The first ban during the Dutch Revolt
It was during the Dutch Revolt, the revolt of the northern, largely Protestant Seven Provinces against the rule of the Roman Catholic Habsburg King Philip II of Spain, that prostitution became an issue. The Revolt was a "clash of cultures" lasted for 80 years but was in 1578,
where Amsterdam became Protestant, that new law made fornication deemed punishable.
Sex workers were banned and many of them went underground. Usually, they end up working for a "madam" who gave room and board, protection and advice. Madam and girls used to go out during the nights, roaming pubs and inns to pick up clients. Brothels were illegal but tolerated if kept hidden.
The revolution under the Napoleon Rule
You may have forgotten this, but Holland was under French rule during the Napoleon era.
In 1811 the ban on prostitution was removed: only the happiness and of its soldiers did matter to Napoleon and, during this period, French soldiers were the main customers of prostitutes in De Wallen.
Happiness includes health, of course, and it was introduced a law that made obligatory health checks for sex workers, to protect soldiers from STDs. A sex worker who passed the test received a red card and could continue to work. The Napoleon "Red Card" system was one of the earliest preventive healthcare programs for sex workers ever made.
From the Victorian Era to the Red Light Windows
After the end of Napoleon, all Europe faced a conservative turn on both politics and morals, and many associations start to fight prostitution. At the beginning of the 20th century, they succeed to pass an abolitionist law and Prostitution in Holland go underground again. Sex workers come back to look for clients in pubs, bars or in the streets... standing before their doorway.
This very picturesque way of luring clients from their door was too blatant and began to be criminalized during the 30s. So what sex workers did? They use the window!
Yes, the famous Red Light district windows do not come from a shop-window analogy but from literally-house windows!
The red light was added because even being exposed in plain sight from a first-floor window wasn't tolerated, so sex-workers half-closed the curtains and use a strong, red-colored lamp as a sign toward the clients.
The legalization of prostitution in Holland and present time issues
After the sexual revolution of the 70s, the movement for the legalization of prostitution gained momentum.
The Red Thread, an advocacy association for prostitutes, was founded in 1985 and started to work legitimization and against the stigmatization of prostitutes.
They won this battle and, in January 1988, was defined as legal work in Holland.

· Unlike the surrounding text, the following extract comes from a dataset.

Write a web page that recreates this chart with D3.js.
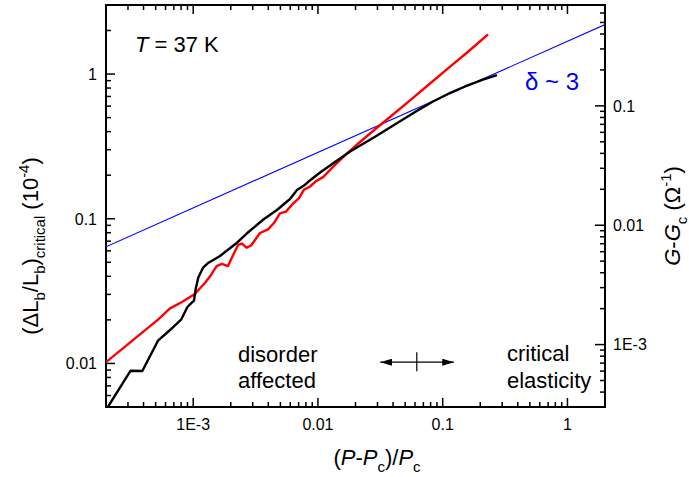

Nevertheless, it's not simple to make coherent legislation about sex work and it took until 1 October 2000 to become fully legal and licensed businesses. Since then, sex workers can work as regular employees, though the vast majority work as independent contractors. The FNV, a major federation of unions in Holland, began to accept prostitutes as members during that period.
In the last twenty years, the Red-Light District growth as a notorious tourist attraction in Amsterdam. Being in the very heart of the city, located in a charming and picturesque setting on the canalside, it is the most bizarre and fascinating red-light district in the world. The contradiction between common people living their everyday life, ancient churches from the middle age and sex workers smilings behind the windows is a strange show that attracts everyone, and most of the tourists don't go there to actually buy sex.
Opinions about the Red-Light District in Amsterdam may vary. Political parties, organizations, and unions in Amsterdam often hold strong views about sex work in Amsterdam. The business involves negative aspects, such as the connections with organized crime (which are still in place even if the legalization was intended as a way to end them), the psychological and physical health of sex workers and their actual free will to enter this job, when they come from developing countries or low classes and do not have many opportunities.